Wednesday, August 20, 2008

The Sudbury Hum and Other Tales

Listening to Abronecronedrone 7 by Sheila Chandra



(not quite Abonecronedrone I know)

A friend of a friend tells me how the the friend was at a religious conference after hours with a number of the press secretaries. He said he knew it was going to be a long night when one of them pulled the cork from a second bottle of whisky and spat it into the fire.

Not sure why I start with this but it may be vaguely related to the rubbish that follows. I was getting a little daunted by the The 'Information Challenge' in A Devil's Chaplain - the chapters in this section - 'Light will be Thrown' - are longer than the previous section and more in-depth. The 'Information Challenge' relates to a question beloved of Creationists which is "give an example of a genetic mutation or an evolutionary process which can be seen to increase the information in the genome." Basically it is a complex way of wording the question of how complex organs such as the eye can evolve purely through natural selection. While the article does a nice job of explaining this (though I'm not sure I was entirely up to the final section), it does have a neat summing up of Information Theory, something which I really should know about.

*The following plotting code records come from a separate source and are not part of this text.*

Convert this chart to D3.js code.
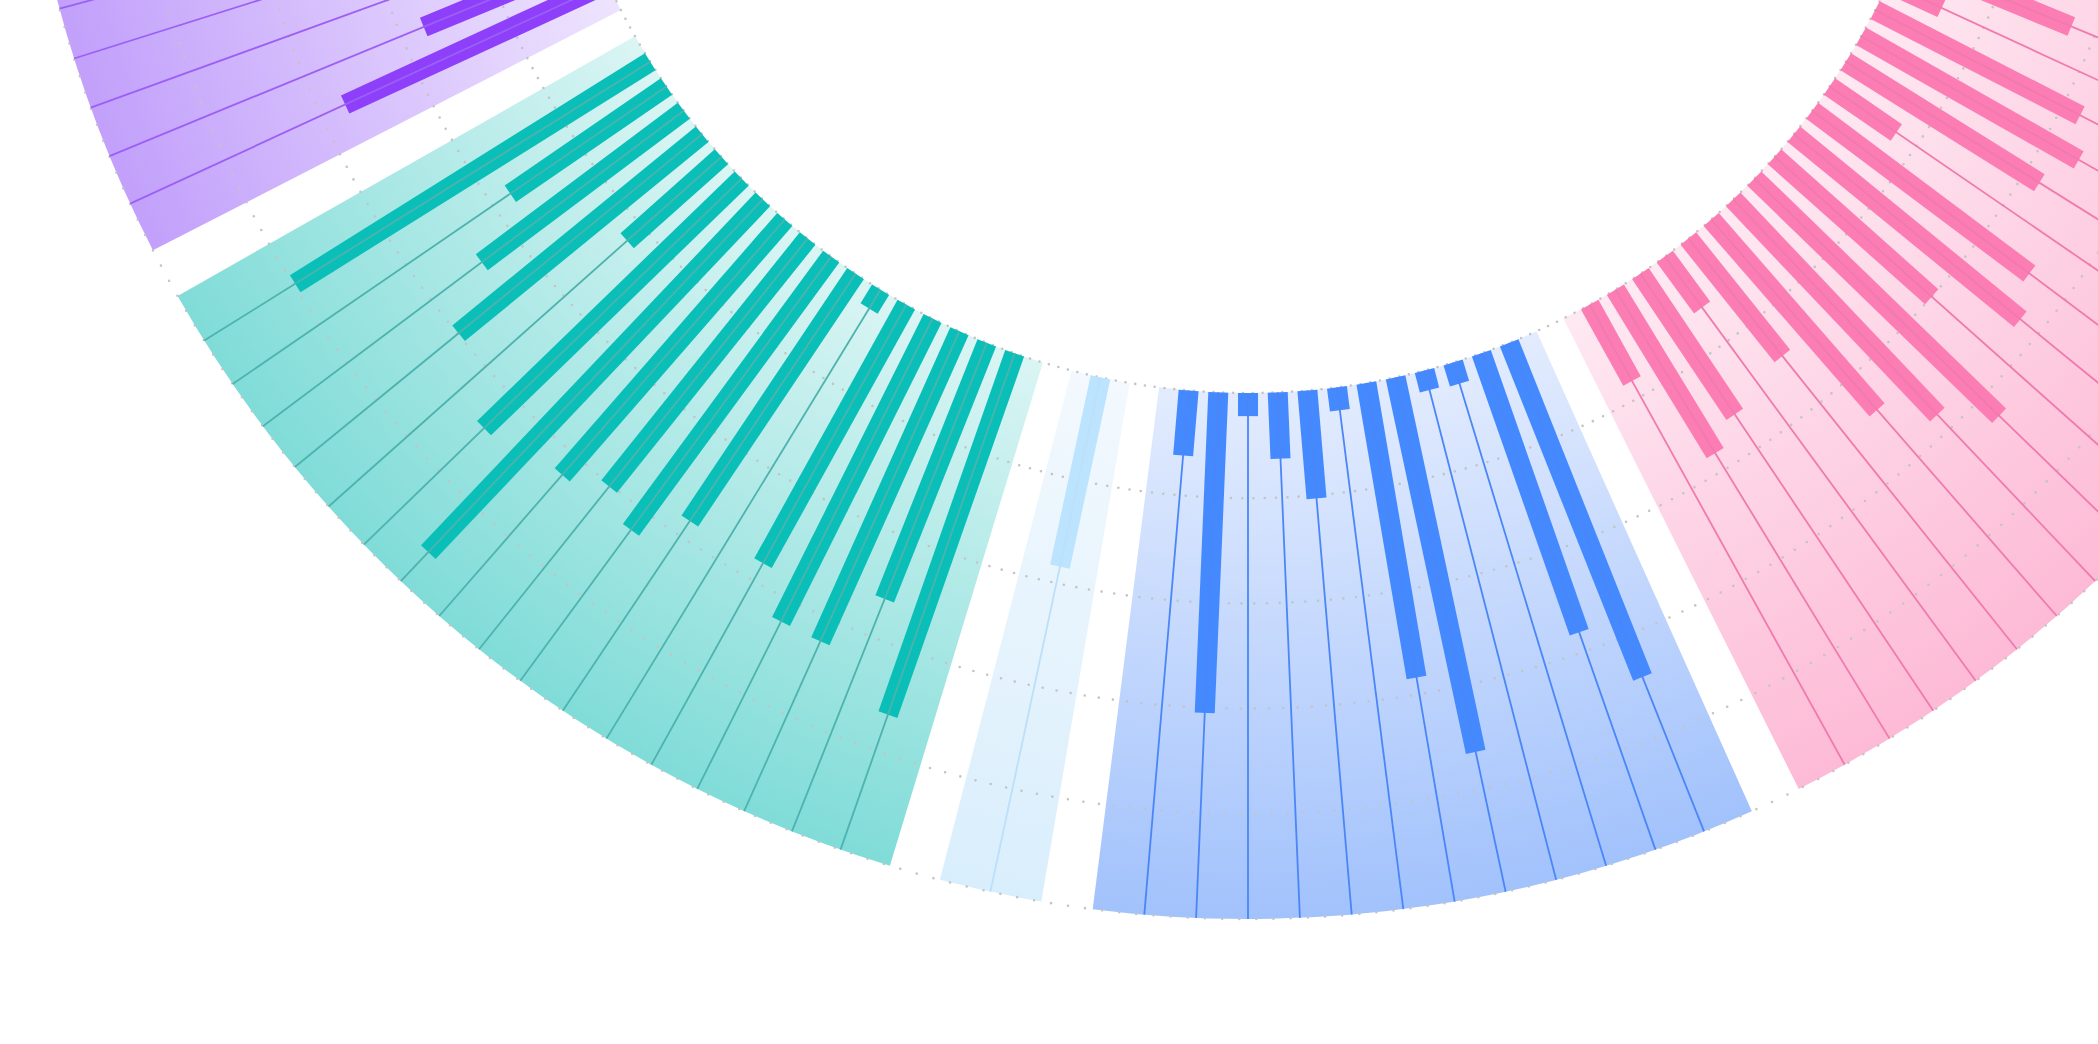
<!DOCTYPE html>
<html>
<head>
<meta charset="UTF-8">
<title>Radial bars</title>
<script src="https://d3js.org/d3.v7.min.js"></script>
<style>
	body {
		margin: 0;
		background: #fff;
	}
	svg {
		display: block;
	}
</style>
</head>
<body>
<svg id="viz"></svg>
<script>

	// values per group, listed clockwise (the group on the right of the ring first)
	var pinkValues = [1.76, 0.56, 2.19, 2.38, 2.17, 0.77, 2.58, 2.78, 2.0, 3.24, 2.82, 2.4, 1.43, 0.6, 1.61, 1.82, 0.83];
	var blueValues = [3.42, 2.81, 0.21, 0.19, 3.64, 2.84, 0.22, 1.03, 0.63, 0.22, 3.05, 0.62];
	var skyValues = [1.84];
	var tealValues = [3.64, 2.62, 3.23, 3.22, 2.81, 0.21, 2.83, 3.22, 3.02, 3.22, 4.62, 3.41, 1.2, 2.99, 2.4, 1.8, 3.98];
	var violetValues = [2.75, 1.77, null, null, null]; // last three bars end outside the frame
	var ringTicks = [0, 1, 2, 3, 4, 5];

	var palette = {
		pink:   {bar: "#fb7db4", line: "#f07aae", light: "#fee9f2", dark: "#fdbad6"},
		blue:   {bar: "#4589ff", line: "#4a86f8", light: "#e3ecfe", dark: "#a2c2fc"},
		sky:    {bar: "#bde4fe", line: "#bcdffa", light: "#f3f9fe", dark: "#d9eefc"},
		teal:   {bar: "#0abfb8", line: "#4db3ae", light: "#daf5f4", dark: "#80dcd8"},
		violet: {bar: "#8e3ffa", line: "#9c5ff6", light: "#eee4fe", dark: "#c2a0fb"}
	};

	var groups = [
		{key: "pink", values: pinkValues},
		{key: "blue", values: blueValues},
		{key: "sky", values: skyValues},
		{key: "teal", values: tealValues},
		{key: "violet", values: violetValues}
	];

	var width = 2098, height = 1044;
	var cx = 1248, cy = -312;
	var innerR = 705, outerR = 1231;
	var slotCount = 149;
	var anchor = 28; // slot that points straight down
	var barWidth = 20;

	// lay the items out on slots, two empty slots between groups
	var items = [];
	var spans = [];
	var slot = 0;
	groups.forEach(function(g, gi){
		if (gi > 0) slot += 2;
		var first = slot;
		g.values.forEach(function(v){
			items.push({key: g.key, value: v, slot: slot});
			slot++;
		});
		spans.push({key: g.key, first: first, last: slot - 1});
	});

	var angle = d3.scaleLinear()
		.domain([anchor - slotCount / 2, anchor + slotCount / 2])
		.range([0, 2 * Math.PI]);

	var rScale = d3.scaleLinear()
		.domain([0, 5])
		.range([innerR, outerR]);

	var svg = d3.select("#viz")
		.attr("width", width)
		.attr("height", height);

	var defs = svg.append("defs");
	groups.forEach(function(g){
		var grad = defs.append("radialGradient")
			.attr("id", "grad-" + g.key)
			.attr("gradientUnits", "userSpaceOnUse")
			.attr("cx", 0).attr("cy", 0).attr("r", outerR);
		grad.append("stop").attr("offset", innerR / outerR).attr("stop-color", palette[g.key].light);
		grad.append("stop").attr("offset", 1).attr("stop-color", palette[g.key].dark);
	});

	var chart = svg.append("g")
		.attr("transform", "translate(" + cx + "," + cy + ")");

	// sector backgrounds, padded one slot each side
	var arc = d3.arc()
		.innerRadius(innerR)
		.outerRadius(outerR)
		.startAngle(function(d){ return angle(d.first - 1); })
		.endAngle(function(d){ return angle(d.last + 1); });

	chart.selectAll("path.sector")
		.data(spans)
		.enter().append("path")
		.attr("class", "sector")
		.attr("d", arc)
		.attr("fill", function(d){ return "url(#grad-" + d.key + ")"; });

	// dotted rings
	chart.selectAll("circle.ring")
		.data(ringTicks)
		.enter().append("circle")
		.attr("class", "ring")
		.attr("r", function(d){ return rScale(d); })
		.attr("fill", "none")
		.attr("stroke", "#c4c4c4")
		.attr("stroke-width", 2.6)
		.attr("stroke-linecap", "round")
		.attr("stroke-dasharray", function(d){
			return "0 " + (2 * Math.PI * rScale(d) / 450);
		});

	var spoke = chart.selectAll("g.item")
		.data(items)
		.enter().append("g")
		.attr("class", "item")
		.attr("transform", function(d){
			return "rotate(" + (angle(d.slot) * 180 / Math.PI) + ")";
		});

	spoke.filter(function(d){ return d.value != null; })
		.append("rect")
		.attr("x", -barWidth / 2)
		.attr("y", function(d){ return -rScale(d.value); })
		.attr("width", barWidth)
		.attr("height", function(d){ return rScale(d.value) - innerR; })
		.attr("fill", function(d){ return palette[d.key].bar; });

	spoke.append("line")
		.attr("x1", 0).attr("y1", -innerR)
		.attr("x2", 0).attr("y2", -outerR)
		.attr("stroke", function(d){ return palette[d.key].line; })
		.attr("stroke-width", 1.8);

</script>
</body>
</html>
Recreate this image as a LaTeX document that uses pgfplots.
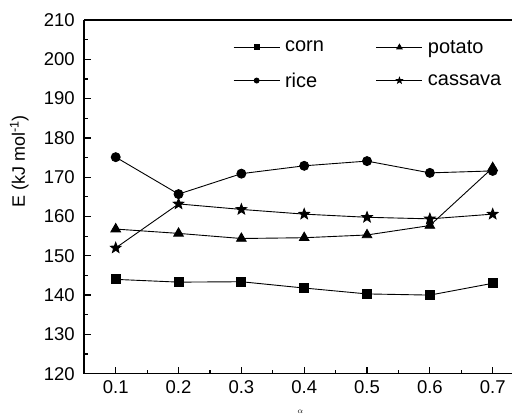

And what else today? We read of a strange hum that is heard between 6pm and 5am and is keeping some of the residents of Sudbury awake. I think this is one for an already-fat file at The Fortean Times though there is also The Hum Conspiracy Page. I suspect that the assertion that the hum is due to gravity waves is not ultimately going to be the answer. I think that we can all identify a hum if we go outside in the evening and at night - this is obviously when the normal noises of the day fade out and we are left with a grand sum of all the sound left over, like the echoing sound attributed to the sea in shells held to the ear - a sort of small-scale version of the big-bang radiation , only in sound rather than electro-magnetic waves. I can remember the distant sound of the city when I was about four and playing in Wollaton Park in Nottingham. Of course we might be able to pin it on Gordon I suppose - everything else seems to lead back to him in the message boards at the moment. If you like Sudbury so much why don't you go and live there.